Directions
Your task is to retype the lines from the opening of the material through the line that includes "entrant_y = [18.1, 38.7]". Do not copy the pictures.

[Start Available data]

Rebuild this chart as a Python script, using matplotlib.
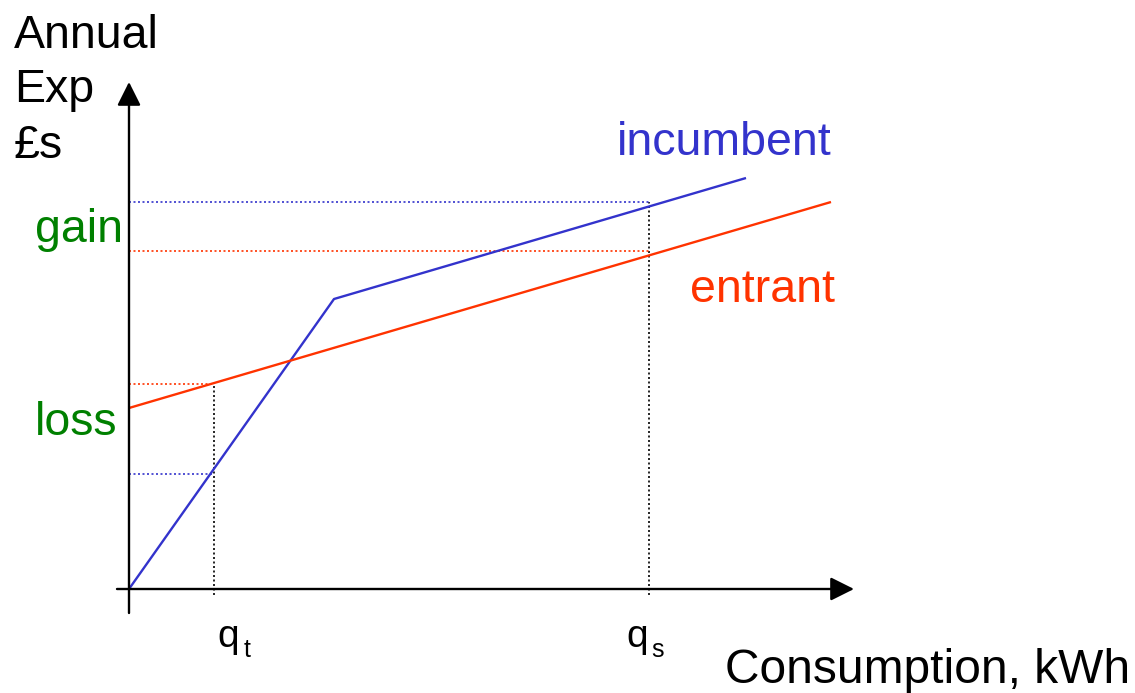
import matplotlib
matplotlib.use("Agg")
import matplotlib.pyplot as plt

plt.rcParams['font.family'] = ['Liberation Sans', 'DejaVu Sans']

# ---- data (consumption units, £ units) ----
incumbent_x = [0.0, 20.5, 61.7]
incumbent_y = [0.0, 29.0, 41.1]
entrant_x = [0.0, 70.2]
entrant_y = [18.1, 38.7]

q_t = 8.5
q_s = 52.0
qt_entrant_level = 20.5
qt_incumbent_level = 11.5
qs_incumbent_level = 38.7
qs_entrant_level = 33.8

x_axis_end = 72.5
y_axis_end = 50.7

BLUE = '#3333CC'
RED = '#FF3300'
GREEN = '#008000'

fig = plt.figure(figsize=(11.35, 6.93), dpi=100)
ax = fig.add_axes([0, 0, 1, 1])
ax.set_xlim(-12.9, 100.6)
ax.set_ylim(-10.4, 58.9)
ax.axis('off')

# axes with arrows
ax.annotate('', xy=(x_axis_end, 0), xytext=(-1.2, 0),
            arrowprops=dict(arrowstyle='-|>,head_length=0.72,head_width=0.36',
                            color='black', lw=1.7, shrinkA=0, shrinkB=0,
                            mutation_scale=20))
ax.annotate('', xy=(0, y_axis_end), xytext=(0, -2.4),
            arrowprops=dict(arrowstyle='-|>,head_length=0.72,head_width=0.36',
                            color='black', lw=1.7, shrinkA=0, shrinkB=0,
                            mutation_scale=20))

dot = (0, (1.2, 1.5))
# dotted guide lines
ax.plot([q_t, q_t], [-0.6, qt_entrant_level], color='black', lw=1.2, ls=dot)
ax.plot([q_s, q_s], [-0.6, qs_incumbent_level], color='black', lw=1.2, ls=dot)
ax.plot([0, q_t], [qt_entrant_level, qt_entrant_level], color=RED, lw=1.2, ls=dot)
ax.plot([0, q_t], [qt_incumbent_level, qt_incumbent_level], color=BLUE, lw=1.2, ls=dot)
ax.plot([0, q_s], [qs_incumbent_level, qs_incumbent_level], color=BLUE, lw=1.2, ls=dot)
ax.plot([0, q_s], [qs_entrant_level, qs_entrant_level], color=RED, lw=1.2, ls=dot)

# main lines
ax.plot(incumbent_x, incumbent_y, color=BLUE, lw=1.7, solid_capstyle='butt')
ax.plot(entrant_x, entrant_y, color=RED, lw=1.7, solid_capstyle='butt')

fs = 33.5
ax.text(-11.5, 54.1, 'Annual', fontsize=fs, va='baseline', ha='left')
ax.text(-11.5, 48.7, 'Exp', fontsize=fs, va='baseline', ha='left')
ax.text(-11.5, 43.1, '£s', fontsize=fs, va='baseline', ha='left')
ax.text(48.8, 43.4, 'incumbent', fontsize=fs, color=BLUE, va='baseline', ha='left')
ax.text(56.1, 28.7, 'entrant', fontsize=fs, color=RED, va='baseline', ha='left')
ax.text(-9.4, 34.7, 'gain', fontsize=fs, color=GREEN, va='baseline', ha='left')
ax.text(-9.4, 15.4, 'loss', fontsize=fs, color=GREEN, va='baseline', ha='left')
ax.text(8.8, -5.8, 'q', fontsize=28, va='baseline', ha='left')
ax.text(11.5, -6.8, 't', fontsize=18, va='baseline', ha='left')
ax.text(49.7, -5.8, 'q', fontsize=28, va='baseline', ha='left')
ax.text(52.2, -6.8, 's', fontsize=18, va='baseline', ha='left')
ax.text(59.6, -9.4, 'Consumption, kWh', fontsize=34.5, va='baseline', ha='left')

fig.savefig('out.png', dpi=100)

[End Available data]

Solution to the problem
Rebuild this chart as a Python script, using matplotlib.
import matplotlib
matplotlib.use("Agg")
import matplotlib.pyplot as plt

plt.rcParams['font.family'] = ['Liberation Sans', 'DejaVu Sans']

# ---- data (consumption units, £ units) ----
incumbent_x = [0.0, 20.5, 61.7]
incumbent_y = [0.0, 29.0, 41.1]
entrant_x = [0.0, 70.2]
entrant_y = [18.1, 38.7]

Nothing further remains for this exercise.